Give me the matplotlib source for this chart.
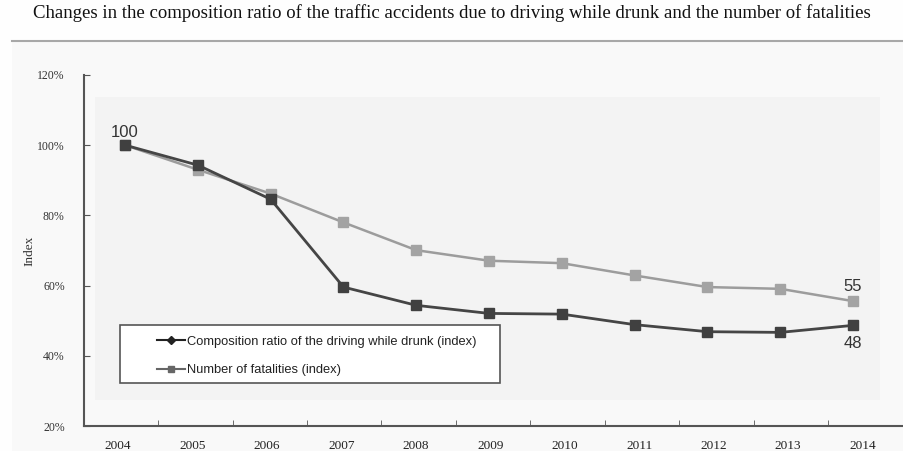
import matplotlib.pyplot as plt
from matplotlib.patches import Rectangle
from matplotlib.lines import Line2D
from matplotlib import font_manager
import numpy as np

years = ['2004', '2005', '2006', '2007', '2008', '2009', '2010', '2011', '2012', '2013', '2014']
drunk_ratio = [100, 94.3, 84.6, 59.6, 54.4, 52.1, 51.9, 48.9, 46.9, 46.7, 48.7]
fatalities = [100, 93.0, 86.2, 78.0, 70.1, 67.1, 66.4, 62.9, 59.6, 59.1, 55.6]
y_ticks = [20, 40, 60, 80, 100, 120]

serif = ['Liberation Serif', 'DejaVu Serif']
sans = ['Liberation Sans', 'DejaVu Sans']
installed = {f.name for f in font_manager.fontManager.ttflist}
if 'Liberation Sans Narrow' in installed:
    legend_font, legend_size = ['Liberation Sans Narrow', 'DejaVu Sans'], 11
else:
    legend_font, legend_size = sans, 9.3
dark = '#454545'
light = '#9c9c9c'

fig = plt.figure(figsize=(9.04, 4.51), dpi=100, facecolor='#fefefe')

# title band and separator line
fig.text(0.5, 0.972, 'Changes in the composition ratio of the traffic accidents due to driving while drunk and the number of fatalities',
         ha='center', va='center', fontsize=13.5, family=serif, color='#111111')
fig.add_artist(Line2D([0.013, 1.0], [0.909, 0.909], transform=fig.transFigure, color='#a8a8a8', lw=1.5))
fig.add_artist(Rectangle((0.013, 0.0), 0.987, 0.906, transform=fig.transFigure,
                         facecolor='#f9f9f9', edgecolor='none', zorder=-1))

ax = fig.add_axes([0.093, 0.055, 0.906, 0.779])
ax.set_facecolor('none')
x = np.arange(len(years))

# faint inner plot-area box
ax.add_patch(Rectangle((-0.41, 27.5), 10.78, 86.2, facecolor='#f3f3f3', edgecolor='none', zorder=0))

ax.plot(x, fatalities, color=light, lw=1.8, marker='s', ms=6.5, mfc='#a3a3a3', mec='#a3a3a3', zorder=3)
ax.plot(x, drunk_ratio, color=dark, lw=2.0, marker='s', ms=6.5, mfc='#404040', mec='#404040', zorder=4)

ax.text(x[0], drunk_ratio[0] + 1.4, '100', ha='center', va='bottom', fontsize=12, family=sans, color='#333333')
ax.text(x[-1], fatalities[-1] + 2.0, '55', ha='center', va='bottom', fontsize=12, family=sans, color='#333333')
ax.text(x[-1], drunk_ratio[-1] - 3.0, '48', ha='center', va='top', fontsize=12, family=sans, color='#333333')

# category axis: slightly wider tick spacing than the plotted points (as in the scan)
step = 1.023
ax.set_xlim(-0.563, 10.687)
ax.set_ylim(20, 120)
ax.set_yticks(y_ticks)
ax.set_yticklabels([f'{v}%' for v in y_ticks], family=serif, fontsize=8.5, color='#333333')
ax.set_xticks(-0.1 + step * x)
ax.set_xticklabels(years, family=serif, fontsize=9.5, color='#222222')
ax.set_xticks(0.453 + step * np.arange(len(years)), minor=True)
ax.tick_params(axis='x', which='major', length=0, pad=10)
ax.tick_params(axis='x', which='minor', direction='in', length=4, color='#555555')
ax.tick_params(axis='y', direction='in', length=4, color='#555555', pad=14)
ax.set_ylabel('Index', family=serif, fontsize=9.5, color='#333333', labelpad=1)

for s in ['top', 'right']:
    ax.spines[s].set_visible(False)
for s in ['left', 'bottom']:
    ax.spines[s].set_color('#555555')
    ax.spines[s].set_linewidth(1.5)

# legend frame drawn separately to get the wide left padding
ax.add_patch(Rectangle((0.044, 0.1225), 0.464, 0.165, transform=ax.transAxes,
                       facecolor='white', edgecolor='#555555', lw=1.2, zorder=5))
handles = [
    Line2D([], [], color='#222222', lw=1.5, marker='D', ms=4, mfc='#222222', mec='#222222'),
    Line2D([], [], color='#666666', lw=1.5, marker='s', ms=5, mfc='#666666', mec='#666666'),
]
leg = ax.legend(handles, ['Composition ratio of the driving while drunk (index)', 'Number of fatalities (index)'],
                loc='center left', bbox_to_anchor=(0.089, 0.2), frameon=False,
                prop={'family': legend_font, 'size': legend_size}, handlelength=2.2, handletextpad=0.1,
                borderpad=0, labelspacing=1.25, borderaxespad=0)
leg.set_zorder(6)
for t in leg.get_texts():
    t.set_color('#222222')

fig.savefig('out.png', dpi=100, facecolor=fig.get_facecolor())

____________

> _Exercise requirements_: Repeat the listing above exactly from its first line to the line containing "mfc='#404040', mec='#404040', zorder=4)", both included, and omit the pictures.

> _Final result_:
Give me the matplotlib source for this chart.
import matplotlib.pyplot as plt
from matplotlib.patches import Rectangle
from matplotlib.lines import Line2D
from matplotlib import font_manager
import numpy as np

years = ['2004', '2005', '2006', '2007', '2008', '2009', '2010', '2011', '2012', '2013', '2014']
drunk_ratio = [100, 94.3, 84.6, 59.6, 54.4, 52.1, 51.9, 48.9, 46.9, 46.7, 48.7]
fatalities = [100, 93.0, 86.2, 78.0, 70.1, 67.1, 66.4, 62.9, 59.6, 59.1, 55.6]
y_ticks = [20, 40, 60, 80, 100, 120]

serif = ['Liberation Serif', 'DejaVu Serif']
sans = ['Liberation Sans', 'DejaVu Sans']
installed = {f.name for f in font_manager.fontManager.ttflist}
if 'Liberation Sans Narrow' in installed:
    legend_font, legend_size = ['Liberation Sans Narrow', 'DejaVu Sans'], 11
else:
    legend_font, legend_size = sans, 9.3
dark = '#454545'
light = '#9c9c9c'

fig = plt.figure(figsize=(9.04, 4.51), dpi=100, facecolor='#fefefe')

# title band and separator line
fig.text(0.5, 0.972, 'Changes in the composition ratio of the traffic accidents due to driving while drunk and the number of fatalities',
         ha='center', va='center', fontsize=13.5, family=serif, color='#111111')
fig.add_artist(Line2D([0.013, 1.0], [0.909, 0.909], transform=fig.transFigure, color='#a8a8a8', lw=1.5))
fig.add_artist(Rectangle((0.013, 0.0), 0.987, 0.906, transform=fig.transFigure,
                         facecolor='#f9f9f9', edgecolor='none', zorder=-1))

ax = fig.add_axes([0.093, 0.055, 0.906, 0.779])
ax.set_facecolor('none')
x = np.arange(len(years))

# faint inner plot-area box
ax.add_patch(Rectangle((-0.41, 27.5), 10.78, 86.2, facecolor='#f3f3f3', edgecolor='none', zorder=0))

ax.plot(x, fatalities, color=light, lw=1.8, marker='s', ms=6.5, mfc='#a3a3a3', mec='#a3a3a3', zorder=3)
ax.plot(x, drunk_ratio, color=dark, lw=2.0, marker='s', ms=6.5, mfc='#404040', mec='#404040', zorder=4)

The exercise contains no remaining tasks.